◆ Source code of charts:
»»

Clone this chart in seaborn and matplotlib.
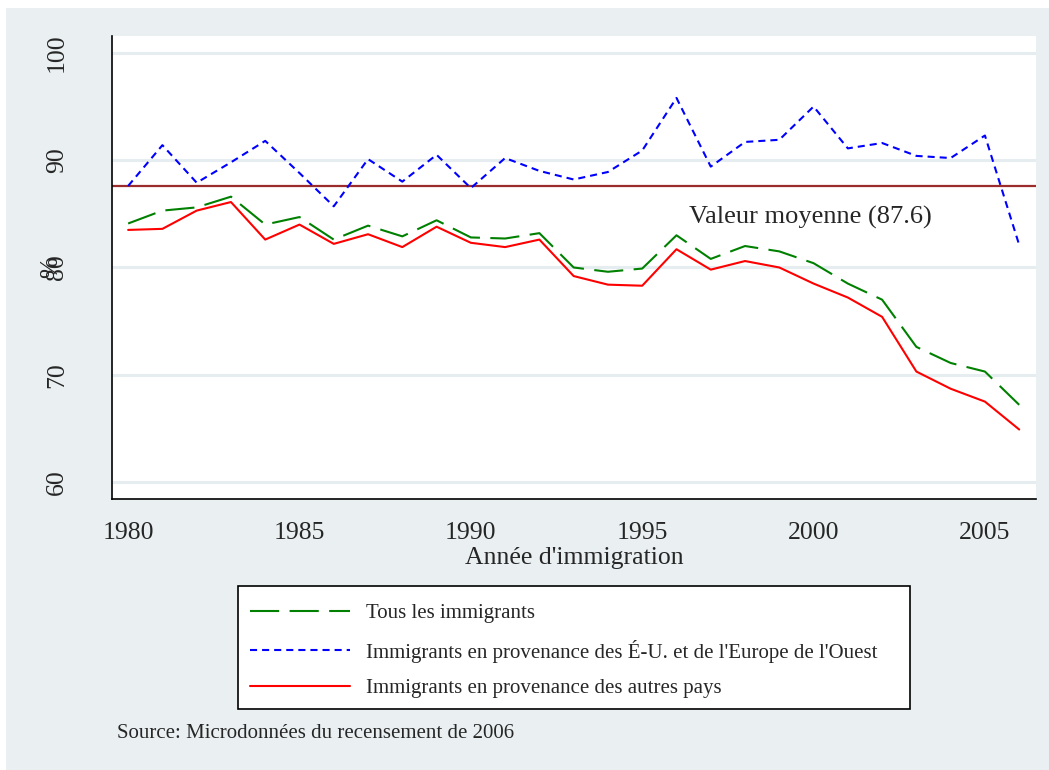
import numpy as np
import pandas as pd
import matplotlib
matplotlib.use("Agg")
import matplotlib.pyplot as plt
import seaborn as sns
from matplotlib.patches import Rectangle
from matplotlib.lines import Line2D

# data (% by year of immigration)
years = [1980, 1981, 1982, 1983, 1984, 1985, 1986, 1987, 1988, 1989,
         1990, 1991, 1992, 1993, 1994, 1995, 1996, 1997, 1998, 1999,
         2000, 2001, 2002, 2003, 2004, 2005, 2006]
tous = [84.1, 85.3, 85.6, 86.6, 84.0, 84.7, 82.6, 83.9, 82.9, 84.4,
        82.8, 82.7, 83.2, 80.0, 79.6, 79.9, 83.0, 80.8, 82.0, 81.5,
        80.4, 78.5, 77.0, 72.6, 71.1, 70.3, 67.2]
eu_ouest = [87.6, 91.4, 87.9, 89.8, 91.8, 88.8, 85.7, 90.1, 88.0, 90.5,
            87.4, 90.2, 89.0, 88.2, 88.9, 90.9, 95.8, 89.4, 91.7, 91.9,
            95.0, 91.1, 91.6, 90.4, 90.2, 92.3, 82.1]
autres = [83.5, 83.6, 85.3, 86.1, 82.6, 84.0, 82.2, 83.1, 81.9, 83.8,
          82.3, 81.9, 82.6, 79.2, 78.4, 78.3, 81.7, 79.8, 80.6, 80.0,
          78.5, 77.2, 75.4, 70.3, 68.7, 67.5, 64.9]
mean_value = 87.6

groups = ["Tous les immigrants",
          "Immigrants en provenance des É-U. et de l'Europe de l'Ouest",
          "Immigrants en provenance des autres pays"]
x_ticks = [1980, 1985, 1990, 1995, 2000, 2005]
y_ticks = [60, 70, 80, 90, 100]

BG = "#EAF0F2"
GRID = "#E6EDF0"
colors = {groups[0]: "#008000", groups[1]: "#0000FF", groups[2]: "#FF0000"}
dashes = {groups[0]: (14, 5), groups[1]: (3.4, 2.4), groups[2]: ""}

df = pd.DataFrame({
    "annee": years * 3,
    "valeur": tous + eu_ouest + autres,
    "groupe": [groups[0]] * len(years) + [groups[1]] * len(years) + [groups[2]] * len(years),
})

sns.set_theme(style="white")
plt.rcParams["font.family"] = ["Liberation Serif", "DejaVu Serif"]

fig = plt.figure(figsize=(10.49, 7.70), dpi=100, facecolor="white")
fig.patches.append(Rectangle((6 / 1049, 0), 1, 1 - 8 / 770, transform=fig.transFigure,
                             facecolor=BG, edgecolor="none", zorder=-10))
ax = fig.add_axes([0.1068, 0.3519, 0.8808, 0.6013])
ax.set_facecolor("white")

ax.axhline(mean_value, color="#9C2B2B", lw=1.6, zorder=1.5)
sns.lineplot(data=df, x="annee", y="valeur", hue="groupe", style="groupe",
             hue_order=groups, style_order=groups, palette=colors, dashes=dashes,
             linewidth=1.5, ax=ax, legend=False, zorder=2)

ax.set_xlim(1979.53, 2006.49)
ax.set_ylim(58.42, 101.57)
ax.set_xticks(x_ticks)
ax.set_xticklabels([str(t) for t in x_ticks], fontsize=18.5)
ax.set_yticks(y_ticks)
ax.set_yticklabels([str(t) for t in y_ticks], fontsize=18.5, rotation=90, va="center")
ax.yaxis.grid(True, color=GRID, linewidth=2.2)
ax.xaxis.grid(False)
ax.set_axisbelow(True)
ax.tick_params(axis="y", length=8.6, width=1.2, color="#333333", pad=23)
ax.tick_params(axis="x", length=7.2, width=1.2, color="#333333", pad=9)
for s in ["top", "right"]:
    ax.spines[s].set_visible(False)
for s in ["left", "bottom"]:
    ax.spines[s].set_color("black")
    ax.spines[s].set_linewidth(1.2)

ax.set_xlabel("Année d'immigration", fontsize=18.5)
ax.xaxis.set_label_coords(0.5, -0.128)
ax.xaxis.label.set_va("center")
ax.set_ylabel("%", fontsize=18.5)
ax.yaxis.set_label_coords(-0.066, 0.5)
ax.yaxis.label.set_va("center")

ax.text(1996.37, 84.7, "Valeur moyenne (87.6)", fontsize=19, va="center", ha="left")

# legend box drawn separately so its frame matches the reference size
fig.patches.append(Rectangle((238 / 1049, 1 - 709 / 770), 672 / 1049, 123 / 770,
                             transform=fig.transFigure, facecolor="white",
                             edgecolor="black", linewidth=1.2, zorder=-5))
handles = [Line2D([], [], color=colors[g], lw=1.5,
                  dashes=dashes[g] if dashes[g] else (None, None)) for g in groups]
leg = fig.legend(handles, groups, loc="upper left",
                 bbox_to_anchor=(232 / 1049, 1 - 586 / 770),
                 bbox_transform=fig.transFigure, borderaxespad=0,
                 fontsize=15, labelspacing=0.78, borderpad=0.85,
                 handlelength=4.8, handletextpad=0.77, frameon=False)

fig.text(117 / 1049, 1 - 733 / 770, "Source: Microdonnées du recensement de 2006",
         fontsize=15, va="center", ha="left")

fig.savefig("out.png", dpi=100, facecolor="white")
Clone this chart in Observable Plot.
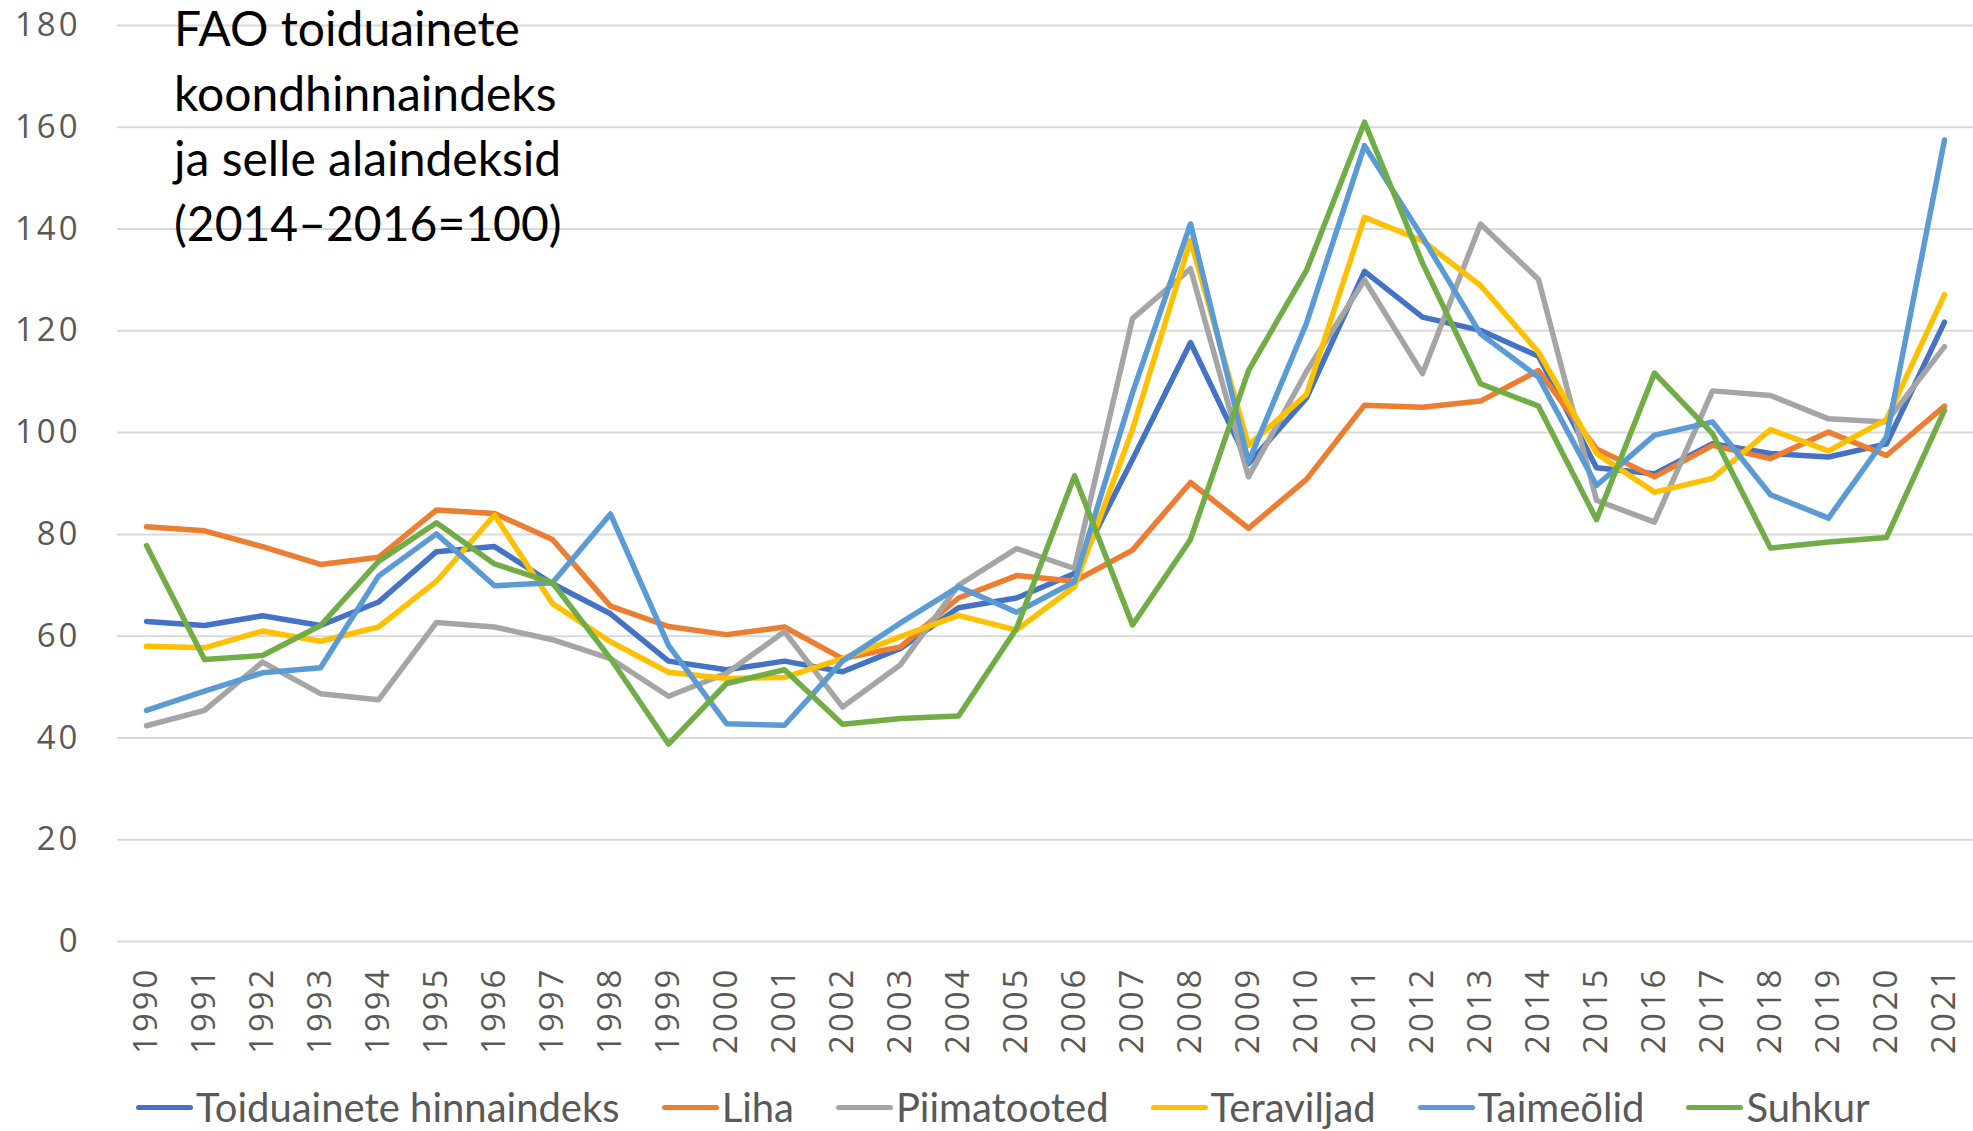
<!DOCTYPE html>
<html>
<head>
<meta charset="utf-8">
<script src="https://cdn.jsdelivr.net/npm/d3@7"></script>
<script src="https://cdn.jsdelivr.net/npm/@observablehq/plot@0.6"></script>
<style>
  html, body { margin: 0; padding: 0; background: #fff; }
  #wrap { position: relative; width: 1973px; height: 1131px; overflow: hidden; }
  #title { position: absolute; left: 174px; top: -5px; font-family: Lato, "Open Sans", sans-serif; font-size: 48px; line-height: 65px; color: #000; }
  #legend { position: absolute; left: 136px; top: 1078px; height: 58px; display: flex; align-items: center; font-family: Lato, "Open Sans", sans-serif; font-size: 40px; color: #595959; }
  .item { display: flex; align-items: center; margin-right: 42px; }
  .sw { width: 57px; height: 5px; border-radius: 3px; margin-right: 3px; }
  g[aria-label="y-axis tick label"] text { font-family: "Open Sans", sans-serif; font-size: 33px; letter-spacing: 3px; fill: #595959; }
  g[aria-label="x-axis tick label"] text { font-family: "Open Sans", sans-serif; font-size: 33px; letter-spacing: 3px; fill: #595959; }
</style>
</head>
<body>
<div id="wrap">
  <div id="chart"></div>
  <div id="title">FAO toiduainete<br>koondhinnaindeks<br>ja selle alaindeksid<br>(2014–2016=100)</div>
  <div id="legend"></div>
</div>
<script>
const years = d3.range(1990, 2022).map(String);
const seriesNames = ["Toiduainete hinnaindeks", "Liha", "Piimatooted", "Teraviljad", "Taimeõlid", "Suhkur"];
const seriesColors = ["#4472C4", "#ED7D31", "#A5A5A5", "#FFC000", "#5B9BD5", "#70AD47"];
const yTicks = [0, 20, 40, 60, 80, 100, 120, 140, 160, 180];

const toiduainete = [62.9, 62.1, 64.0, 62.1, 66.7, 76.6, 77.6, 70.3, 64.4, 55.1, 53.4, 55.1, 53.0, 57.6, 65.6, 67.5, 72.3, 94.7, 117.7, 93.9, 106.8, 131.7, 122.7, 120.1, 115.0, 93.1, 91.9, 97.8, 95.9, 95.2, 97.8, 121.7];
const liha        = [81.5, 80.7, 77.6, 74.1, 75.5, 84.8, 84.1, 79.0, 65.9, 61.9, 60.3, 61.8, 55.6, 57.9, 67.5, 71.9, 70.8, 76.9, 90.2, 81.2, 90.8, 105.4, 105.0, 106.2, 112.2, 96.8, 91.3, 97.5, 94.9, 100.1, 95.5, 105.2];
const piimatooted = [42.4, 45.4, 54.9, 48.7, 47.5, 62.7, 61.8, 59.3, 55.6, 48.2, 52.7, 60.9, 46.1, 54.4, 70.0, 77.2, 73.3, 122.4, 132.2, 91.3, 112.0, 130.0, 111.6, 141.0, 130.1, 86.7, 82.4, 108.2, 107.3, 102.7, 102.1, 116.9];
const teraviljad  = [58.0, 57.7, 61.0, 59.0, 61.8, 70.8, 83.8, 66.4, 58.9, 52.9, 51.7, 51.9, 55.6, 59.9, 64.1, 61.2, 69.7, 100.6, 137.8, 97.5, 107.5, 142.3, 137.7, 128.9, 115.8, 95.9, 88.3, 91.0, 100.6, 96.4, 102.6, 127.1];
const taimeolid   = [45.4, 49.2, 52.8, 53.8, 71.8, 80.1, 69.9, 70.5, 84.0, 58.2, 42.8, 42.5, 55.1, 62.6, 69.7, 64.7, 70.7, 107.8, 141.0, 94.2, 121.5, 156.4, 138.4, 119.4, 110.9, 89.6, 99.5, 102.1, 87.8, 83.2, 99.1, 157.5];
const suhkur      = [77.8, 55.4, 56.2, 62.1, 74.7, 82.3, 74.2, 70.5, 55.6, 38.8, 50.7, 53.4, 42.7, 43.8, 44.3, 61.5, 91.5, 62.2, 79.0, 112.2, 131.9, 161.0, 133.3, 109.6, 105.2, 82.9, 111.7, 99.8, 77.3, 78.5, 79.4, 104.4];

const seriesValues = [toiduainete, liha, piimatooted, teraviljad, taimeolid, suhkur];
const data = [];
seriesNames.forEach((name, s) => {
  years.forEach((yr, i) => data.push({series: name, year: yr, value: seriesValues[s][i]}));
});

const chart = Plot.plot({
  width: 1973,
  height: 1070,
  marginLeft: 117,
  marginRight: 0,
  marginTop: 25,
  marginBottom: 129,
  style: {background: "transparent"},
  x: {type: "point", domain: years, padding: 0.5, label: null},
  y: {domain: [0, 180], label: null},
  color: {domain: seriesNames, range: seriesColors},
  marks: [
    Plot.gridY(yTicks, {stroke: "#D9D9D9", strokeOpacity: 1, strokeWidth: 2}),
    Plot.axisY(yTicks, {tickSize: 0, tickPadding: 37, label: null}),
    Plot.axisX({tickSize: 0, tickRotate: -90, tickPadding: 25, label: null}),
    Plot.line(data, {x: "year", y: "value", z: "series", stroke: "series", strokeWidth: 5.5, strokeLinejoin: "round", strokeLinecap: "round"})
  ]
});
document.getElementById("chart").appendChild(chart);

const legend = document.getElementById("legend");
seriesNames.forEach((name, i) => {
  const it = document.createElement("div");
  it.className = "item";
  const sw = document.createElement("div");
  sw.className = "sw";
  sw.style.background = seriesColors[i];
  const tx = document.createElement("span");
  tx.textContent = name;
  it.appendChild(sw);
  it.appendChild(tx);
  legend.appendChild(it);
});
</script>
</body>
</html>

««

◆ Written task:
Only lines belong in the copy: transcribe those from the start of the data through the line that contains "from matplotlib.lines import Line2D", and skip the pictures.

◆ Output of the exercise:
Clone this chart in seaborn and matplotlib.
import numpy as np
import pandas as pd
import matplotlib
matplotlib.use("Agg")
import matplotlib.pyplot as plt
import seaborn as sns
from matplotlib.patches import Rectangle
from matplotlib.lines import Line2D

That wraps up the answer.